このように個々の生徒のデータを集めて分析し、一人一人に合った対策を打っていくことは、小規模の個別指導塾であるほど、行うべき方策です。集団指導では、全体に合わせて授業を進める必要があり、個々の生徒に十分な時間を掛けることが難しい場合もあります。

しかし、個別指導であれば、生徒ごとに丁寧に分析し、対策として苦手な単元を教える際も、個々に合わせてじっくり分かるまで指導することが可能だからです。

データを活用した指導でのでやってしまいがちな落とし穴

否定から入ると、心を閉ざす

成績データを活用した指導法は非常に有効ですが、一歩間違えると生徒のやる気をそぐことにもなるので、注意が必要です。

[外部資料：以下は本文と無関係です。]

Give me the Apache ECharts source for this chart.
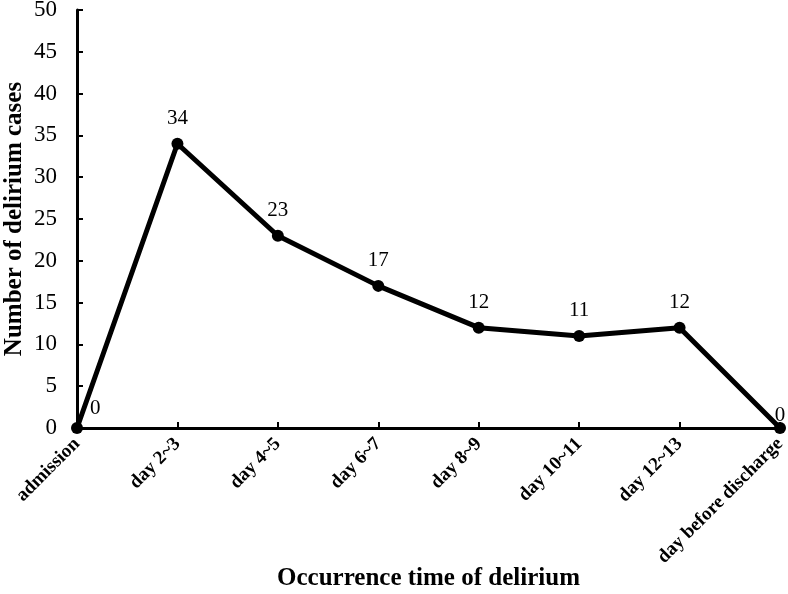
<!DOCTYPE html>
<html><head><meta charset="utf-8">
<script src="https://cdn.jsdelivr.net/npm/echarts@6/dist/echarts.min.js"></script>
<style>html,body{margin:0;padding:0;background:#fff}#c{width:788px;height:594px}</style>
</head><body><div id="c"></div>
<script>
const categories = ['admission','day 2~3','day 4~5','day 6~7','day 8~9','day 10~11','day 12~13','day before discharge'];
const cases = [0,34,23,17,12,11,12,0];
const yTicks = {min:0, max:50, interval:5};
const FONT = '"Liberation Serif","Times New Roman",serif';

const data = cases.map((v,i)=>{
  const d = {value:v};
  if (i===0) d.label = {position:'right', offset:[-2,-20]};
  if (i===cases.length-1) d.label = {offset:[0,13]};
  return d;
});

const chart = echarts.init(document.getElementById('c'));
chart.setOption({
  animation:false,
  backgroundColor:'#fff',
  grid:{left:77,right:8,top:10,bottom:166,containLabel:false,outerBoundsMode:'none'},
  xAxis:{
    type:'category', data:categories, boundaryGap:false,
    name:'Occurrence time of delirium', nameLocation:'middle', nameGap:138, nameMoveOverlap:false,
    nameTextStyle:{fontFamily:FONT,fontWeight:'bold',fontSize:25,color:'#000'},
    axisLine:{lineStyle:{color:'#000',width:3}},
    axisTick:{inside:true,length:6,lineStyle:{color:'#000',width:2}},
    axisLabel:{rotate:45,fontFamily:FONT,fontWeight:'bold',fontSize:19,color:'#000',margin:13,interval:0}
  },
  yAxis:{
    type:'value', min:yTicks.min, max:yTicks.max, interval:yTicks.interval,
    name:'Number of delirium cases', nameLocation:'middle', nameGap:50, nameRotate:90, nameMoveOverlap:false,
    nameTextStyle:{fontFamily:FONT,fontWeight:'bold',fontSize:25,color:'#000'},
    axisLine:{show:true,lineStyle:{color:'#000',width:3}},
    axisTick:{show:true,inside:true,length:6,lineStyle:{color:'#000',width:2}},
    splitLine:{show:false},
    axisLabel:{fontFamily:FONT,fontSize:23,color:'#000',margin:20}
  },
  series:[{
    type:'line', data:data, symbol:'circle', symbolSize:12,
    lineStyle:{color:'#000',width:5}, itemStyle:{color:'#000'},
    label:{show:true,position:'top',distance:9,fontFamily:FONT,fontSize:21,color:'#000'}
  }]
});
</script></body></html>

やってはいけないこととして、「否定から入る」のは避けるべきです。データで生徒が点数を取れていない部分、苦手な領域が明らかになるため、つい「ここがだめ」「ここができていない」と言ってしまいがち。いきなり否定されれば、生徒は聞く耳を持てなくなり、心を閉ざしてしまいます。

重要なのは、まずはできた箇所、良い部分をほめることです。その上で、「けれども、ここが苦手だから、頑張ればもっと点数が上がる」という順番で話し、数字がどれくらい乖離していて、どの単元を勉強すれば克服できるか、具体的な対策を提示するのです。こうすれば、生徒はしっかり最後まで聞き、対策を実行に移しやすくなります。

もう一つ、重要な点は、個人情報保護の観点から、他の生徒も入っている一覧データは見せず、対象の生徒のデータだけを抽出して提示することです。過去の合格者のデータを示す場合は、名前が分からないようにする配慮も必要。データを活用する際には、こうした情報漏れを起こさない意識と対処もポイントになるでしょう。

集めたデータは共有でライバル心を掻き立てる
密にコミュニケーションを取り、やる気を醸成

期テストなどデータをすぐに集められると、生徒のテストの記憶も鮮明なまま「今回は前回の英語のテストから10点アップした人がいたよ」など周囲の頑張りが共有できます。

ここでもComiruが使えます。Comiruは、生徒や保護者とのコミュニケーション機能が充実しており、スマートフォンのLINEや専用アプリに、今回頑張った生徒やライバルとなる生徒の頑張りを通知するなど、通塾していない日にもコーチングを行うことが可能です。

生徒のライバル心を掻き立てることもできます。例えば、確認テストなどで満点を取った生徒に関して、採点した問題用紙を持った本人を撮影。写真を一斉送信することで、他の生徒のやる気に火をつけるといった使い方です。

数値の話とは外れますが、画像での共有も生徒のモチベーションアップに有効です。

成績優秀者のノートの写真を撮らせてもらい、生徒に向けて配信するのも手です。自分のノートの取り方と比較して、改善することで、成績の向上が期待できます。

一方、塾で生徒が勉強している様子を写真に撮って保護者に配信したり、保護者にテストでよくできた箇所を、ほめ言葉と共に個別に通知したりといった方法も有効です。保護者が生徒に「真面目に勉強していて感心した」「講師の先生がほめていた」と伝えることで、自身の励みになり、やる気がアップする効果が狙えます。

通ってくれている生徒の点数や学習の軌跡はその塾の財産です。活用しない手はありません。きちんと収集、集計管理を行い、次の生徒へと活かしていってください。

それが生徒のモチベーションアップにつながり、やがてその塾の強みや文化となって行くはずです。